De l'influence des discours complotistes

Le profil et la motivation des auteurs de ces actes semblent donc encore difficile à arrêter. D'autant que, depuis le début du confinement, un certain nombre de théories du complot circule sur l'installation à la hâte de la 5G en France. En Bretagne, où plusieurs actions du même acabit ont été menées, la police bute également sur la pluralité des profils. "En fait, tout ça est un peu hybride. On ne peut pas dire que c'est à chaque fois l'extrême gauche ou que ça ne concerne jamais l'extrême gauche… Ça a l'air assez spontané et venant de citoyens qui ont envie d'en découdre", estime Eric Bothorel, le député des Côtes-d'Armor.

L'élu de La République en marche s'inquiète d'un phénomène "nouveau et en augmentation", porté par un discours complotiste. Un discours qui crée le doute dans une partie plus rationnelle de la population. L'enjeu, selon Eric Bothorel, étant de parvenir à contrer ces angoisses avec des réponses scientifiques claires.

Certaines considérations environnementales ne sont pas délirantes, parce qu'on n'a pas encore remis la science au milieu du village et produit des études qui permettraient d'évacuer ces angoisses-là.

Eric Bothorel

à franceinfo

Le député pointe la responsabilité de ces "pages Facebook" qui relaient ce type de théories. "On peut imaginer que ces groupes voient aussi ces antennes-relais comme un symbole de l'Etat ou des collectivités.
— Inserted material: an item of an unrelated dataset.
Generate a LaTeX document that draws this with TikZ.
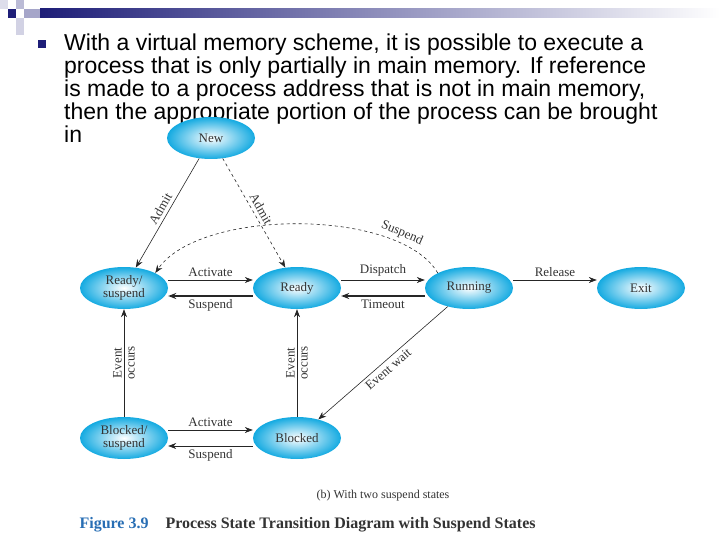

Dans la période qui vient de s'écouler il n'y a pas que les stations radioélectriques qui ont fait l'objet d'actions ciblées. Il y a toute une partie de la population qui se livre à ce type d'actes." Une analyse confirmée par l'un des principaux opérateurs français, dont les agents "travaillent sans relâche pour réparer les dégâts causés au réseau", explique-t-on à franceinfo. L'entreprise a choisi de rester anonyme, afin de ne pas risquer de voir ces actions se multiplier à son encontre.

Ce même opérateur de téléphonie doit assurer la sécurité "de dizaines de milliers de sites" en France. "Pour certains, où les actes de vandalisme se répètent, on travaille avec la mairie ou les forces de l'ordre", poursuit-il.

On a même mis en place des leurres, de fausses installations d'antennes-relais pour piéger les vandales. On en arrive là...

Un opérateur de téléphonie

à franceinfo 

Du "jamais-vu", explique-t-il à franceinfo. D'autant que les opérateurs se préparent à ce que ces dégradations se multiplient, avec l'arrivée prochaine de la 5G. "On a un sujet qui est solide, qui est de produire des éléments scientifiques qui font la démonstration que l'usage de la 5G n'a pas d'impact nocif", soutient le député Eric Bothorel. Une tâche qui, selon lui, ne doit pas incomber à l'exécutif ou à la majorité, lesquels ne seraient pas audibles dans un contexte de défiance. "C'est à des institutions neutres de le faire", conclut l'élu.